Smiley came into the CFO role at a challenging time for Lilly. The company's portfolio of diabetes drugs was under pricing pressure, while its second-best seller, the erectile dysfunction pill Cialis, was close to losing patent protection. Against that backdrop, Lilly disclosed plans to cut about 8% of its global workforce. It recorded a 6% drop in annual revenue in 2018, though the business has been on the rebound with the help of newer products like Trulicity and Taltz.
Ashkenazi will take the reins immediately. Under the terms of a separation agreement, Smiley will be available to help with the transition.
Ashkenazi has been at Lilly for nearly 20 years. She has held the CFO role and other finance leadership positions in several of the company's global business areas. She has led finance for Lilly Research Laboratories since 2016.
In that role, she supervised the CFOs of the company's commercial businesses and other units, including research and development, manufacturing and quality, and general and administrative. Ashkenazi has also been in charge of the corporate strategic planning team and business transformation office.

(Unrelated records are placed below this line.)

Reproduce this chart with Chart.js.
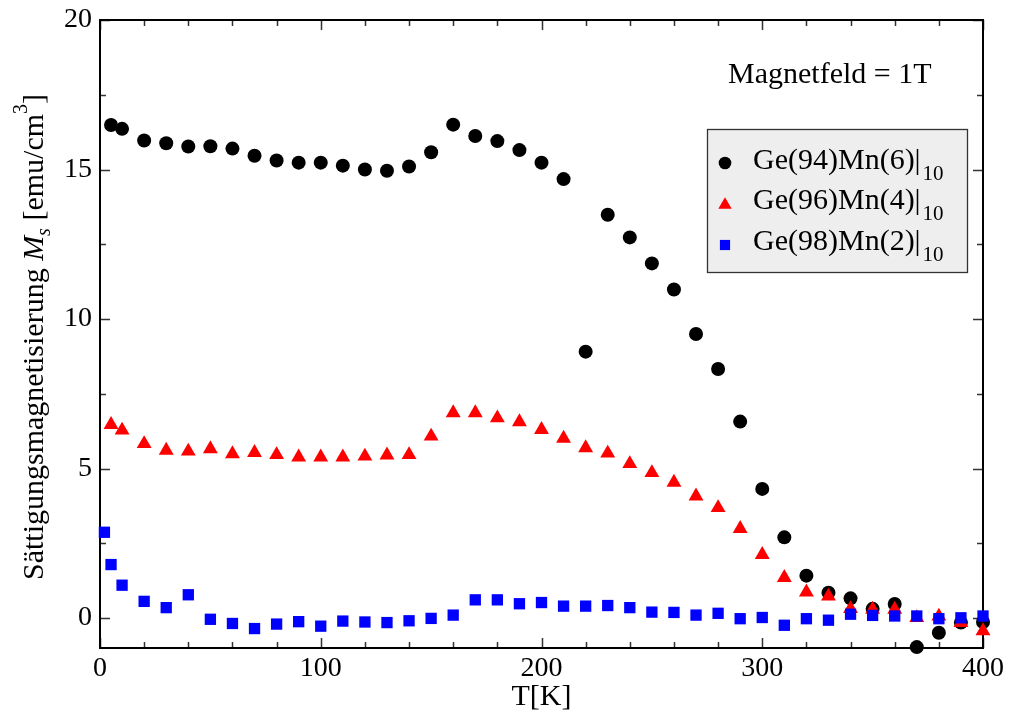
<!DOCTYPE html>
<html><head><meta charset="utf-8">
<script src="https://cdn.jsdelivr.net/npm/chart.js@4/dist/chart.umd.min.js"></script>
<style>html,body{margin:0;padding:0;background:#fff}#c{display:block}</style>
</head><body>
<canvas id="c" width="1011" height="711"></canvas>
<script>
// ---- data ----
const temps = [5,10,20,30,40,50,60,70,80,90,100,110,120,130,140,150,160,170,180,190,200,
  210,220,230,240,250,260,270,280,290,300,310,320,330,340,350,360,370,380,390,400];
const tempsMn2 = [2,5,10,20,30,40,50,60,70,80,90,100,110,120,130,140,150,160,170,180,190,200,
  210,220,230,240,250,260,270,280,290,300,310,320,330,340,350,360,370,380,390,400];
const msMn6 = [16.49,16.36,15.97,15.88,15.77,15.78,15.70,15.46,15.30,15.23,15.23,15.13,15.00,14.96,15.10,15.58,16.50,16.12,15.95,15.65,15.23,
  14.68,8.91,13.49,12.73,11.86,10.99,9.50,8.33,6.57,4.32,2.70,1.42,0.85,0.66,0.31,0.47,-0.97,-0.49,-0.15,-0.13];
const msMn4 = [6.47,6.28,5.83,5.61,5.58,5.66,5.49,5.53,5.46,5.38,5.38,5.38,5.41,5.45,5.46,6.08,6.86,6.86,6.69,6.56,6.30,
  6.01,5.69,5.51,5.16,4.86,4.54,4.08,3.69,2.99,2.12,1.35,0.87,0.73,0.31,0.29,0.29,0.01,0.06,-0.15,-0.43];
const msMn2 = [2.87,1.79,1.10,0.56,0.35,0.78,-0.04,-0.18,-0.35,-0.20,-0.12,-0.27,-0.10,-0.13,-0.15,-0.09,-0.01,0.10,0.61,0.61,0.48,0.52,
  0.40,0.40,0.42,0.35,0.20,0.19,0.10,0.16,-0.02,0.02,-0.24,-0.02,-0.07,0.13,0.09,0.07,0.07,-0.02,0.01,0.07];
const seriesNames = ['Ge(94)Mn(6)|', 'Ge(96)Mn(4)|', 'Ge(98)Mn(2)|'];
const seriesSub = '10';
const xTicks = [0,100,200,300,400];
const xMinor = [20,40,60,80,120,140,160,180,220,240,260,280,320,340,360,380];
const yTicks = [0,5,10,15,20];
const yMinor = [2.5,7.5,12.5,17.5];
const xTitle = 'T[K]';
const annotation = 'Magnetfeld = 1T';

const SERIF = '"Liberation Serif", "Times New Roman", serif';
const pts = (xs, ys) => xs.map((t, i) => ({x: t, y: ys[i]}));

const styles = [
  {color:'#000000', pointStyle:'circle', radius:7},
  {color:'#ff0000', pointStyle:'triangle', radius:8.6},
  {color:'#0000ff', pointStyle:'rect', radius:8}
];

const decor = {
  id: 'decor',
  beforeDatasetsDraw(chart) {
    const {ctx, chartArea: a, scales: {x, y}} = chart;
    ctx.save();
    ctx.strokeStyle = '#333'; ctx.lineWidth = 1.5;
    ctx.beginPath();
    const vt = (v, len) => { const p = Math.round(x.getPixelForValue(v)) + 0.5;
      ctx.moveTo(p, a.bottom); ctx.lineTo(p, a.bottom - len);
      ctx.moveTo(p, a.top); ctx.lineTo(p, a.top + len); };
    const ht = (v, len) => { const p = Math.round(y.getPixelForValue(v)) + 0.5;
      ctx.moveTo(a.left, p); ctx.lineTo(a.left + len, p);
      ctx.moveTo(a.right, p); ctx.lineTo(a.right - len, p); };
    xTicks.forEach(v => vt(v, 10)); xMinor.forEach(v => vt(v, 6));
    yTicks.forEach(v => ht(v, 10)); yMinor.forEach(v => ht(v, 6));
    ctx.stroke();
    ctx.strokeStyle = '#000'; ctx.lineWidth = 2;
    ctx.strokeRect(a.left, a.top, a.right - a.left, a.bottom - a.top);
    ctx.restore();
  },
  afterDraw(chart) {
    const {ctx, chartArea: a} = chart;
    ctx.save();
    ctx.fillStyle = '#000';
    ctx.textBaseline = 'alphabetic';
    // x title
    ctx.font = '30px ' + SERIF;
    ctx.textAlign = 'center';
    ctx.fillText(xTitle, (a.left + a.right) / 2, 705);
    // annotation
    ctx.textAlign = 'left';
    ctx.fillText(annotation, 728, 83);
    // y title (rotated, mixed styles)
    ctx.save();
    ctx.translate(43, 580);
    ctx.rotate(-Math.PI / 2);
    let cx = 0;
    const seg = (txt, font, dy) => { ctx.font = font; ctx.fillText(txt, cx, dy); cx += ctx.measureText(txt).width; };
    seg('Sättigungsmagnetisierung ', '30px ' + SERIF, 0);
    seg('M', 'italic 30px ' + SERIF, 0);
    seg('s', 'italic 20px ' + SERIF, 7);
    seg(' [emu/cm', '30px ' + SERIF, 0);
    seg('3', '20px ' + SERIF, -16);
    seg(']', '30px ' + SERIF, 0);
    ctx.restore();
    // legend
    ctx.fillStyle = '#eeeeee';
    ctx.fillRect(707.5, 129.5, 260, 143);
    ctx.strokeStyle = '#333'; ctx.lineWidth = 1.3;
    ctx.strokeRect(707.5, 129.5, 260, 143);
    const rows = [169, 209, 250];
    const markY = [163, 205, 245];
    seriesNames.forEach((name, i) => {
      const s = styles[i];
      ctx.fillStyle = s.color;
      Chart.helpers.drawPoint(ctx, {pointStyle: s.pointStyle, radius: s.radius * 0.9, rotation: 0, borderWidth: 0}, 725, markY[i]);
      ctx.fillStyle = '#000';
      ctx.font = '30px ' + SERIF;
      ctx.textAlign = 'left';
      ctx.fillText(name, 753, rows[i]);
      const w = ctx.measureText(name).width;
      ctx.font = '21px ' + SERIF;
      ctx.fillText(seriesSub, 753 + w + 2, rows[i] + 11);
    });
    ctx.restore();
  }
};

const mk = (label, data, s, order) => ({
  label, data, order, clip: false, showLine: false,
  pointStyle: s.pointStyle, pointRadius: s.radius, pointHoverRadius: s.radius,
  pointBackgroundColor: s.color, pointBorderColor: s.color, pointBorderWidth: 0,
  backgroundColor: s.color, borderColor: s.color
});

new Chart(document.getElementById('c'), {
  type: 'scatter',
  data: { datasets: [
    mk(seriesNames[0] + seriesSub, pts(temps, msMn6), styles[0], 3),
    mk(seriesNames[1] + seriesSub, pts(temps, msMn4), styles[1], 2),
    mk(seriesNames[2] + seriesSub, pts(tempsMn2, msMn2), styles[2], 1)
  ]},
  options: {
    responsive: false, animation: false, devicePixelRatio: 1,
    layout: { padding: {left: 0, right: 28, top: 20, bottom: 0} },
    plugins: { legend: {display: false}, tooltip: {enabled: false} },
    scales: {
      x: {
        type: 'linear', min: 0, max: 400,
        grid: {display: false, drawTicks: false}, border: {display: false},
        afterBuildTicks: s => { s.ticks = xTicks.map(v => ({value: v})); },
        afterFit: s => { s.height = 63; s.paddingLeft = 0; s.paddingRight = 0; s.paddingTop = 0; s.paddingBottom = 0; },
        ticks: { color: '#000', padding: 4, font: {family: SERIF, size: 28}, maxRotation: 0 }
      },
      y: {
        type: 'linear', min: -1, max: 20,
        grid: {display: false, drawTicks: false}, border: {display: false},
        afterBuildTicks: s => { s.ticks = yTicks.map(v => ({value: v})); },
        afterFit: s => { s.width = 100; s.paddingLeft = 0; s.paddingRight = 0; s.paddingTop = 0; s.paddingBottom = 0; },
        ticks: { color: '#000', padding: 8, font: {family: SERIF, size: 28} }
      }
    }
  },
  plugins: [decor]
});
</script>
</body></html>
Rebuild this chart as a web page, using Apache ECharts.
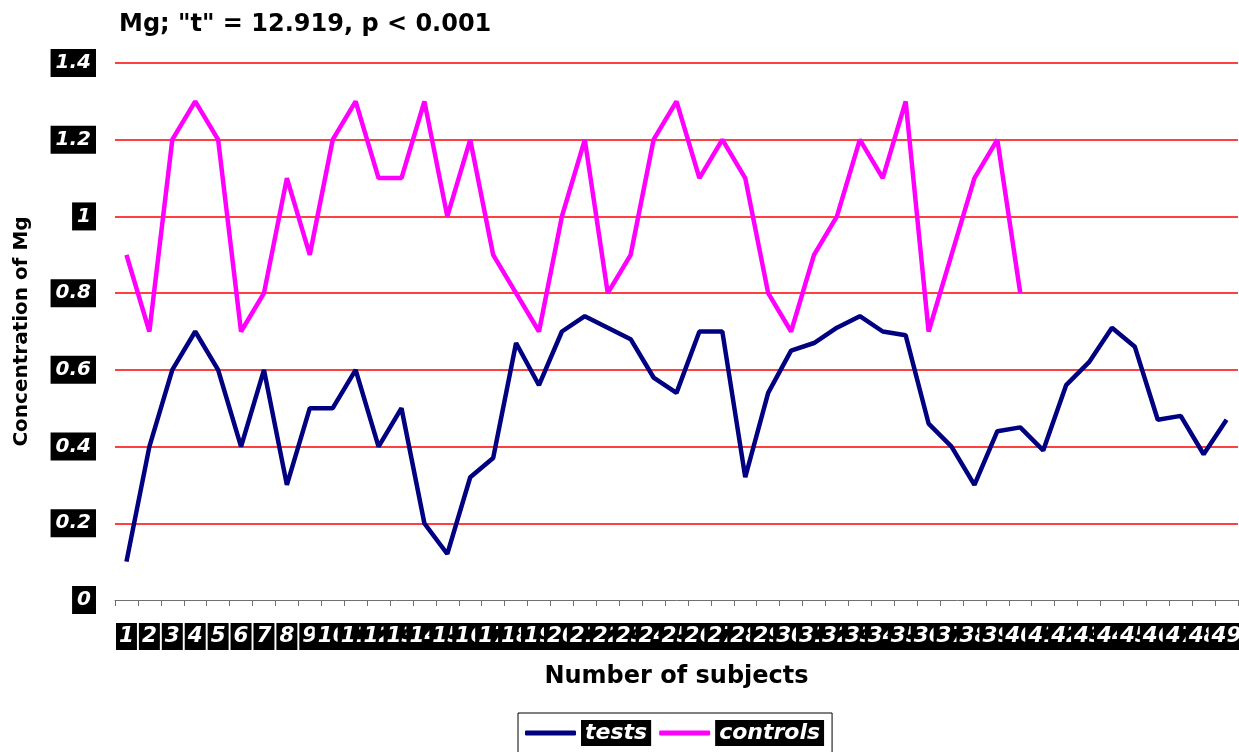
<!DOCTYPE html>
<html>
<head>
<meta charset="utf-8">
<script src="https://cdn.jsdelivr.net/npm/echarts@6/dist/echarts.min.js"></script>
<style>html,body{margin:0;padding:0;background:#fff;}#c{width:1239px;height:752px;}</style>
</head>
<body>
<div id="c"></div>
<script>
const categories = ['1','2','3','4','5','6','7','8','9','10','11','12','13','14','15','16','17','18','19','20','21','22','23','24','25','26','27','28','29','30','31','32','33','34','35','36','37','38','39','40','41','42','43','44','45','46','47','48','49'];
const tests = [0.10,0.40,0.60,0.70,0.60,0.40,0.60,0.30,0.50,0.50,0.60,0.40,0.50,0.20,0.12,0.32,0.37,0.67,0.56,0.70,0.74,0.71,0.68,0.58,0.54,0.70,0.70,0.32,0.54,0.65,0.67,0.71,0.74,0.70,0.69,0.46,0.40,0.30,0.44,0.45,0.39,0.56,0.62,0.71,0.66,0.47,0.48,0.38,0.47];
const controls = [0.9,0.7,1.2,1.3,1.2,0.7,0.8,1.1,0.9,1.2,1.3,1.1,1.1,1.3,1.0,1.2,0.9,0.8,0.7,1.0,1.2,0.8,0.9,1.2,1.3,1.1,1.2,1.1,0.8,0.7,0.9,1.0,1.2,1.1,1.3,0.7,0.9,1.1,1.2,0.8];
const yTicks = [0,0.2,0.4,0.6,0.8,1,1.2,1.4];

const FONT = '"DejaVu Sans", sans-serif';
const chart = echarts.init(document.getElementById('c'), null, {renderer:'canvas'});
chart.setOption({
  animation: false,
  backgroundColor: '#fff',
  title: {
    text: 'Mg; "t" = 12.919, p < 0.001',
    left: 114, top: 8,
    textStyle: {fontFamily: FONT, fontWeight: 'bold', fontSize: 24, color: '#000'}
  },
  grid: {left: 115, right: 1, top: 63, bottom: 152, containLabel: false, outerBoundsMode: 'none'},
  legend: {
    top: 713, left: 518,
    padding: [7, 8, 30, 7],
    borderColor: '#000', borderWidth: 1,
    itemGap: 8, itemWidth: 51, itemHeight: 5,
    icon: 'roundRect',
    textStyle: {fontFamily: FONT, fontWeight: 'bold', fontStyle: 'italic', fontSize: 22, color: '#fff',
      backgroundColor: '#000', padding: [1, 4, 1, 4], lineHeight: 24}
  },
  xAxis: {
    type: 'category', data: categories, boundaryGap: true,
    name: 'Number of subjects', nameLocation: 'middle', nameGap: 65,
    nameTextStyle: {fontFamily: FONT, fontWeight: 'bold', fontSize: 24, color: '#000'},
    axisLine: {lineStyle: {color: '#707070', width: 1}},
    axisTick: {show: true, interval: 0, length: 6, lineStyle: {color: '#707070'}},
    axisLabel: {interval: 0, margin: 23, fontFamily: FONT, fontWeight: 'bold', fontStyle: 'italic',
      fontSize: 21.5, color: '#fff', backgroundColor: '#000', padding: [3, 3, 3, 3], lineHeight: 21}
  },
  yAxis: {
    type: 'value', min: 0, max: 1.4, interval: 0.2,
    name: 'Concentration of Mg', nameLocation: 'middle', nameGap: 83, nameRotate: 90,
    nameTextStyle: {fontFamily: FONT, fontWeight: 'bold', fontSize: 20, color: '#000'},
    axisLine: {show: false}, axisTick: {show: false},
    axisLabel: {margin: 19, fontFamily: FONT, fontWeight: 'bold', fontStyle: 'italic', fontSize: 20,
      color: '#fff', backgroundColor: '#000', padding: [4, 5, 4, 5], lineHeight: 20,
      formatter: v => String(Math.round(v * 10) / 10)},
    splitLine: {show: true, lineStyle: {color: yTicks.map((t, i) => i === 0 ? 'rgba(0,0,0,0)' : '#ff0000'), width: 1.5}}
  },
  series: [
    {name: 'tests', type: 'line', data: tests, symbol: 'none', showSymbol: false,
      lineStyle: {color: '#000080', width: 4.5}, itemStyle: {color: '#000080'}},
    {name: 'controls', type: 'line', data: controls, symbol: 'none', showSymbol: false,
      lineStyle: {color: '#ff00ff', width: 4.5}, itemStyle: {color: '#ff00ff'}}
  ]
});
</script>
</body>
</html>
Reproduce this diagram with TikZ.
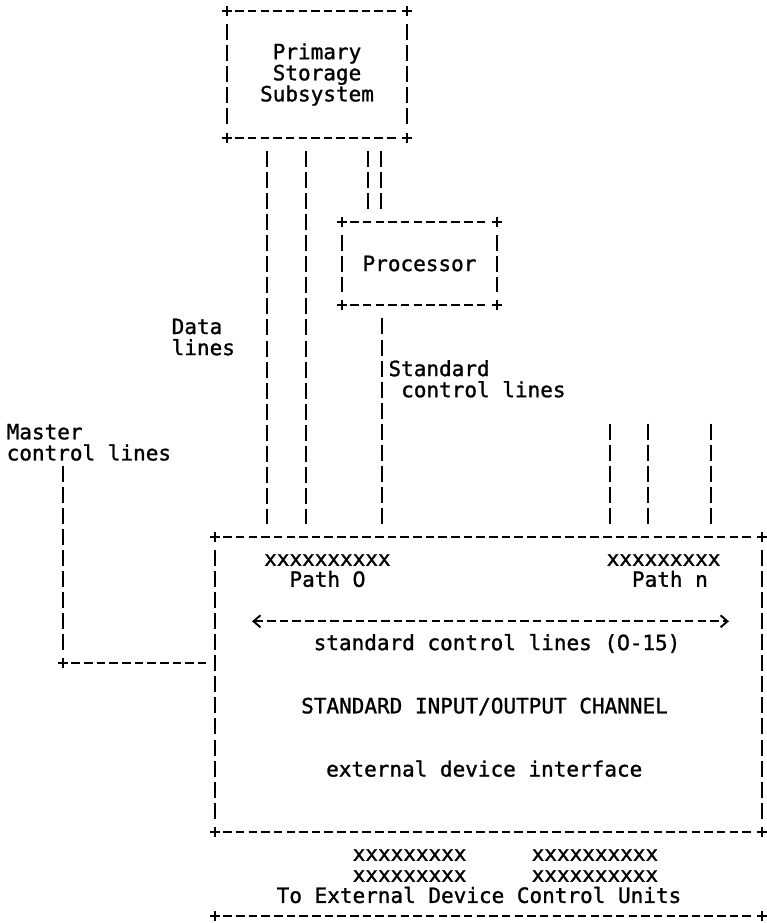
\documentclass[tikz,border=0pt]{standalone}
\usepackage{fontspec}
\newfontfamily\termfont[FakeBold=1.2]{DejaVu Sans Mono}
\newfontfamily\plainzero[FakeBold=1.2]{DejaVu Sans}
\newcommand\termtext{\termfont\fontsize{21}{21.07}\selectfont}
% an unslashed zero set in one monospaced cell
\newcommand\zr{\makebox[12.64pt]{\plainzero 0}}
\usetikzlibrary{arrows.meta}
\begin{document}
\begin{tikzpicture}[x=1pt,y=-1pt,
  hline/.style={line width=2pt, dash pattern=on 8.5pt off 4.16pt,
                shorten <=8.4pt, shorten >=8.4pt},
  vline/.style={line width=2pt, dash pattern=on 16pt off 5.07pt,
                shorten <=13.07pt, shorten >=13.07pt},
  box/.style={draw=none, inner sep=0pt, align=center, font=\termtext},
  txt/.style={inner sep=0pt, anchor=base west, font=\termtext},
  plus/.pic={\draw[line width=1.9pt] (-5,0) -- (5,0) (0,-5) -- (0,5);},
  barb/.tip={Straight Barb[length=7pt,width=12pt,line width=1.9pt]}
]
\useasboundingbox (0,0) rectangle (767,923);

% ---- boxes -------------------------------------------------------------
\node[box, minimum width=180pt, minimum height=126.3pt] (pss) at (317,74.5)
  {Primary\\Storage\\Subsystem};
\node[box, minimum width=155pt, minimum height=83.3pt] (proc) at (419.5,263.55)
  {Processor};
\node[box, minimum width=547pt, minimum height=295pt] (ch) at (488.5,684.5) {};

\foreach \b in {pss,proc,ch}{
  \draw[hline] (\b.north west) -- (\b.north east);
  \draw[hline] (\b.south west) -- (\b.south east);
  \draw[vline] (\b.north west) -- (\b.south west);
  \draw[vline] (\b.north east) -- (\b.south east);
  \foreach \c in {north west,north east,south west,south east}
    \pic at (\b.\c) {plus};
}

% closing rule under the device control units
\coordinate (bl) at (215,916.3);
\coordinate (br) at (762,916.3);
\draw[hline] (bl) -- (br);
\pic at (bl) {plus};
\pic at (br) {plus};

% ---- line bundles ------------------------------------------------------
\coordinate (d1) at (267,0);
\coordinate (d2) at (306,0);
\coordinate (c1) at (368,0);
\coordinate (c2) at (381,0);
\coordinate (s1) at (382,0);
\draw[vline] (d1 |- pss.south) -- (d1 |- ch.north);
\draw[vline] (d2 |- pss.south) -- (d2 |- ch.north);
\draw[vline] (c1 |- pss.south) -- (c1 |- proc.north);
\draw[vline] (c2 |- pss.south) -- (c2 |- proc.north);
\draw[vline] (s1 |- proc.south) -- (s1 |- ch.north);

% path n lines
\foreach \x/\n in {610/n1,648/n2,711/n3}{
  \coordinate (\n) at (\x,410.6);
  \draw[vline] (\n) -- (\n |- ch.north);
}

% master control lines
\coordinate (m0) at (63,452.7);
\coordinate (m1) at (63,663.4);
\draw[vline] (m0) -- (m1);
\draw[hline] (m1) -- (m1 -| ch.west);
\pic at (m1) {plus};

% standard control lines bus inside the channel
\coordinate (al) at (252,621.3);
\coordinate (ar) at (729,621.3);
\draw[line width=2pt, dash pattern=on 8.5pt off 4.16pt, {barb}-{barb}] (al) -- (ar);

% ---- labels ------------------------------------------------------------
\node[txt] (datal1) at (171.5,334.0) {Data};
\node[txt] (datal2) at (171.5,355.1) {lines};
\node[txt] (mastl1) at (6.5,439.3) {Master};
\node[txt] (mastl2) at (6.5,460.4) {control lines};
\node[txt] (stdl1) at (388.3,376.1) {Standard};
\node[txt] (stdl2) at (401,397.2) {control lines};

\node[txt] (xp0) at (264,565.8) {xxxxxxxxxx};
\node[txt] (p0) at (289.3,586.8) {Path \zr};
\node[txt] (xpn) at (606.5,565.8) {xxxxxxxxx};
\node[txt] (pn) at (631.8,586.8) {Path n};
\node[txt] (scl) at (313.5,650.1) {standard control lines (\zr-15)};
\node[txt] (title) at (301,713.3) {STANDARD INPUT/OUTPUT CHANNEL};
\node[txt] (edi) at (326,776.5) {external device interface};

\node[txt] (xa1) at (352.5,860.8) {xxxxxxxxx};
\node[txt] (xb1) at (531.5,860.8) {xxxxxxxxxx};
\node[txt] (xa2) at (352.5,881.8) {xxxxxxxxx};
\node[txt] (xb2) at (531.5,881.8) {xxxxxxxxxx};
\node[txt] (toext) at (276.5,902.9) {To External Device Control Units};
\end{tikzpicture}
\end{document}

In a statement, Lilly said it "holds all employees accountable to its core values and strongly believes its executive officers carry an even higher burden in ensuring those values are upheld. Mr. Smiley did not meet that standard."
On Wednesday, the company announced it wouldn’t try to claw back Smiley's past pay, but will be reclaiming his 2020 bonus, and other incentive compensation, per its "executive conduct and recuperation of funds" rules, according to the Wall Street Journal. The company doesn't plan to claw back the past pay because Smiley's departure was unrelated to financial controls or statements.